To create institutional support for students of color at Columbia, I propose that we create a new Multicultural Affairs Office for undergraduates in the College and the School of Engineering and Applied Science. This office would, among other things, offer support and advising for groups and organizations; initiate and support cultural programming; act as an advocate for the needs of minority populations; facilitate peer mentoring programs among students of color; and provide diversity training to constituencies within the College and SEAS to ensure that the institution deals sensitively and fairly with all its students. Such an Office should not be isolated within the University, but rather should be closely associated with the Division of Student Affairs in Columbia College and The Fu Foundation School of Engineering and Applied Science so as to have maximum influence on and receive maximum support from the Deans and administrators who most directly work with these undergraduates. This proposal has the firm support of the Deans of the College and SEAS.

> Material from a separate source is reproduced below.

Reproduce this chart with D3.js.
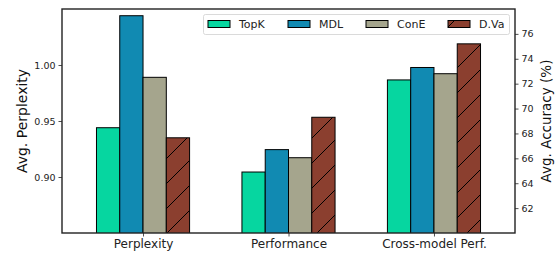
<!DOCTYPE html>
<html>
<head>
<meta charset="utf-8">
<script src="https://cdn.jsdelivr.net/npm/d3@7.9.0/dist/d3.min.js"></script>
<style>
  body { margin: 0; background: #fff; }
  svg { display: block; font-family: "DejaVu Sans", sans-serif; }
</style>
</head>
<body>
<div id="chart"></div>
<script>
// data
const groups = ['Perplexity', 'Performance', 'Cross-model Perf.'];
const methods = ['TopK', 'MDL', 'ConE', 'D.Va'];
const colors = ['#06d6a0', '#118ab2', '#a5a58d', '#8b3f2f'];
// first group is perplexity (left axis), other two are accuracy (right axis)
const perplexity = [0.944, 1.044, 0.989, 0.935];
const performance = [64.9, 66.7, 66.05, 69.3];
const crossModel = [72.3, 73.3, 72.8, 75.2];
const leftTicks = [0.90, 0.95, 1.00];
const rightTicks = [62, 64, 66, 68, 70, 72, 74, 76];

const width = 556;
const height = 255;
const margin = { top: 9, right: 41, bottom: 22, left: 62 };
const usable = {
  left: margin.left,
  right: width - margin.right,
  top: margin.top,
  bottom: height - margin.bottom,
};

const svg = d3.select('#chart')
  .append('svg')
  .attr('width', width)
  .attr('height', height);

const xScale = d3.scaleLinear().domain([-0.557, 2.557]).range([usable.left, usable.right]);
const yLeft = d3.scaleLinear().domain([0.85, 1.05]).range([usable.bottom, usable.top]);
const yRight = d3.scaleLinear().domain([60, 78]).range([usable.bottom, usable.top]);
const barW = 0.16;

// hatch pattern
const defs = svg.append('defs');
const pat = defs.append('pattern')
  .attr('id', 'hatch')
  .attr('patternUnits', 'userSpaceOnUse')
  .attr('width', 25)
  .attr('height', 25);
pat.append('rect').attr('width', 25).attr('height', 25).attr('fill', colors[3]);
pat.append('path')
  .attr('d', 'M0,25 L25,0 M-5,5 L5,-5 M20,30 L30,20')
  .attr('stroke', '#000')
  .attr('stroke-width', 1);

defs.append('clipPath').attr('id', 'plotclip')
  .append('rect')
  .attr('x', usable.left).attr('y', usable.top)
  .attr('width', usable.right - usable.left)
  .attr('height', usable.bottom - usable.top);

const rows = [];
groups.forEach((g, gi) => {
  const vals = gi === 0 ? perplexity : gi === 1 ? performance : crossModel;
  const scale = gi === 0 ? yLeft : yRight;
  methods.forEach((m, mi) => {
    rows.push({ g: gi, m: mi, value: vals[mi], scale });
  });
});

svg.append('g')
  .attr('clip-path', 'url(#plotclip)')
  .selectAll('rect')
  .data(rows)
  .join('rect')
  .attr('x', (d) => xScale(d.g + (d.m - 2) * barW))
  .attr('width', (d) => xScale(barW) - xScale(0))
  .attr('y', (d) => d.scale(d.value))
  .attr('height', (d) => usable.bottom - d.scale(d.value) + 2)
  .attr('fill', (d) => (d.m === 3 ? 'url(#hatch)' : colors[d.m]))
  .attr('stroke', '#000')
  .attr('stroke-width', 1);

// axes
const leftAxis = d3.axisLeft(yLeft).tickValues(leftTicks).tickFormat(d3.format('.2f')).tickSize(3.5).tickPadding(3);
const rightAxis = d3.axisRight(yRight).tickValues(rightTicks).tickSize(3.5).tickPadding(3);
const bottomAxis = d3.axisBottom(xScale).tickValues([0, 1, 2]).tickFormat((d) => groups[d]).tickSize(3.5).tickPadding(3);

const gl = svg.append('g').attr('transform', `translate(${usable.left},0)`).call(leftAxis);
const gr = svg.append('g').attr('transform', `translate(${usable.right},0)`).call(rightAxis);
const gb = svg.append('g').attr('transform', `translate(0,${usable.bottom})`).call(bottomAxis);
[gl, gr, gb].forEach((g) => {
  g.select('.domain').remove();
  g.selectAll('.tick line').attr('stroke', '#222').attr('stroke-width', 0.8);
  g.selectAll('.tick text').attr('fill', '#222').attr('font-family', '"DejaVu Sans", sans-serif');
});
gl.selectAll('.tick text').attr('font-size', 9.5);
gr.selectAll('.tick text').attr('font-size', 9.5);
gb.selectAll('.tick text').attr('font-size', 12);

// frame
svg.append('rect')
  .attr('x', usable.left).attr('y', usable.top)
  .attr('width', usable.right - usable.left)
  .attr('height', usable.bottom - usable.top)
  .attr('fill', 'none')
  .attr('stroke', '#222')
  .attr('stroke-width', 1.4);

// axis labels
svg.append('text')
  .attr('transform', `translate(22,${(usable.top + usable.bottom) / 2}) rotate(-90)`)
  .attr('text-anchor', 'middle')
  .attr('dominant-baseline', 'central')
  .attr('font-size', 14)
  .attr('fill', '#111')
  .text('Avg. Perplexity');

svg.append('text')
  .attr('transform', `translate(546,${(usable.top + usable.bottom) / 2}) rotate(-90)`)
  .attr('text-anchor', 'middle')
  .attr('dominant-baseline', 'central')
  .attr('font-size', 13.5)
  .attr('fill', '#111')
  .text('Avg. Accuracy (%)');

// legend
const legend = svg.append('g');
legend.append('rect')
  .attr('x', 203.5).attr('y', 14.5)
  .attr('width', 306).attr('height', 20)
  .attr('rx', 2)
  .attr('fill', '#fff')
  .attr('fill-opacity', 0.85)
  .attr('stroke', '#d0d0d0')
  .attr('stroke-width', 0.8);
const legendX = [208, 288, 366, 448];
methods.forEach((m, i) => {
  legend.append('rect')
    .attr('x', legendX[i]).attr('y', 20.5)
    .attr('width', 22).attr('height', 7)
    .attr('fill', i === 3 ? 'url(#hatch)' : colors[i])
    .attr('stroke', '#000')
    .attr('stroke-width', 1);
  legend.append('text')
    .attr('x', legendX[i] + 31).attr('y', 24.5)
    .attr('dominant-baseline', 'central')
    .attr('font-size', 11)
    .attr('fill', '#222')
    .text(m);
});
</script>
</body>
</html>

I will also ask that the special-interest housing for cultural groups rollover automatically for the 2004-05 academic year and that we begin promptly a serious conversation about the nature of such housing and its future. We will also begin an examination of the Intercultural Resource Center and the Intercultural House to determine whether we should consider changes in their structure and location. Provost Alan Brinkley and I will also consider how the central administration can best participate in these and other efforts.
The things we must do to increase the diversity of our faculty and the breadth of our curricular offerings are not achievable quickly, but there are steps that we must begin to take. A committee of faculty from across the University has been examining these problems already for many months, and I will meet with them soon to chart a strategy for achieving several important goals. The first is to increase the racial and gender diversity of our faculty, something Columbia has been doing for many years but which it must continue to do, with even greater energy. The second is to increase the representation of issues of multiculturalism in our curriculum and to strengthen the programs that are dedicated to exploring those issues – including the Institute for Research in African American Studies, the Institute for Research on Women and Gender, and the Center for the Study of Ethnicity and Race. We will, moreover, continue to examine all areas of our undergraduate curriculum and consider ways to ensure that it serves our multi-racial and multi-cultural student body more effectively.
In the coming weeks and months, I hope to have a series of more specific proposals on these and other matters as we continue – with the help of our students and faculty – to discuss the important issues that the events of recent weeks have demanded we confront. In the meantime, I want to express again my deep appreciation again to the students who have helped bring these issues to the forefront of our attention. Columbia will be better for your efforts.